Cryptocurrency exchange BTER was hacked yesterday and a significant quantity of funds stolen, including 51 million NXT (then worth $1.7m). NXT was the number one currency exchanged on this platform.

This is by far the largest hack that has ever happened in NXT’s history. Although it was entirely down to BTER’s lack of security, NXT as an economic system has started bleeding. Indeed, the hack concerns over 5% of the total money supply and, notwithstanding the moral issue of a hacker potentially getting away with such a crime, this leaves the NXT community with four problems to face:

  1. BTER – the major exchange for NXT – is in trouble, and although other exchanges will with no doubt pick up that volume in the future if needs be, this will take time and decrease NXT’s liquidity in the short term.
  2. Even though the hack had nothing to do with NXT’s security, it casts an unearned shadow over NXT, and some communication work will be necessary to recover from that.
  3. The money that was hacked was not BTER’s, but that of individual NXT owners. If BTER cannot pay that money back, then the hacker stole it from active members of the NXT community – not all of whom will be able to recover from the financial blow.
  4. Last but not least, the hacker now finds himself in possession of a lot of NXT. NXT being based on Proof of Stake, this gives him power that the NXT community would clearly want not to be in such hands.

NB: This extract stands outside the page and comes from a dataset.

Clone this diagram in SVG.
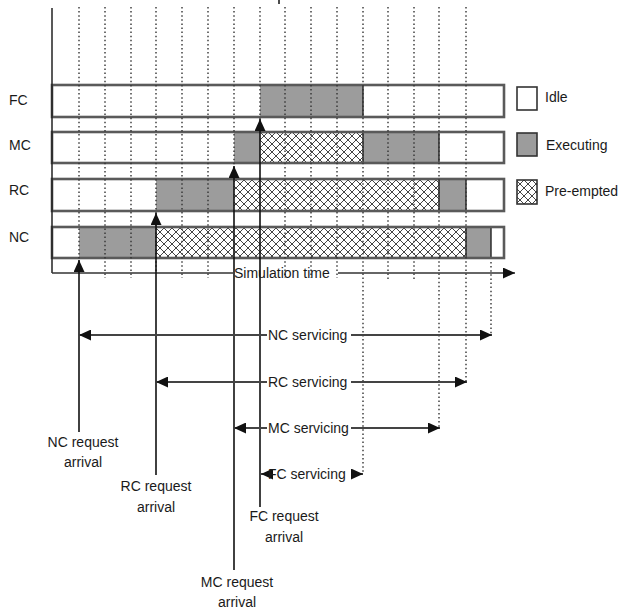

That is why there was talk yesterday among the NXT community about a “rollback”, as was carried out with Vericoin following the Mintpal hack a few weeks ago. The idea was to create a hard fork starting right before the hack and convince people to forge on that fork instead of the normal one.

On the NXT forum, many people – possibly a majority – supported such a fork so that the funds would be returned to BTER to make sure the hacker would not gain from his crime. Others didn’t want to do this, arguing that since this was not a software bug but a lack of security, compromising the NXT blockchain by rolling back would send a terrible message to the market.

That’s when the Proof of Stake system showed its true value: developers created an alternative version of the NXT client so people could choose to forge on the rollback fork if they wished. Some downloaded it and started forging. But the big NXT holders, some of whom had had a lot of NXT on BTER, decided not to forge on that fork, believing that protecting the NXT blockchain was more important than trying to recover funds in a way that would kill NXT value in the mid and long term. The Proof of Stake system worked like a census democracy: those who had the most to lose had more power to decide and the NXT blockchain was protected – at the cost of 51 million NXT.

Tough price to pay: $1.7 million to protect a concept.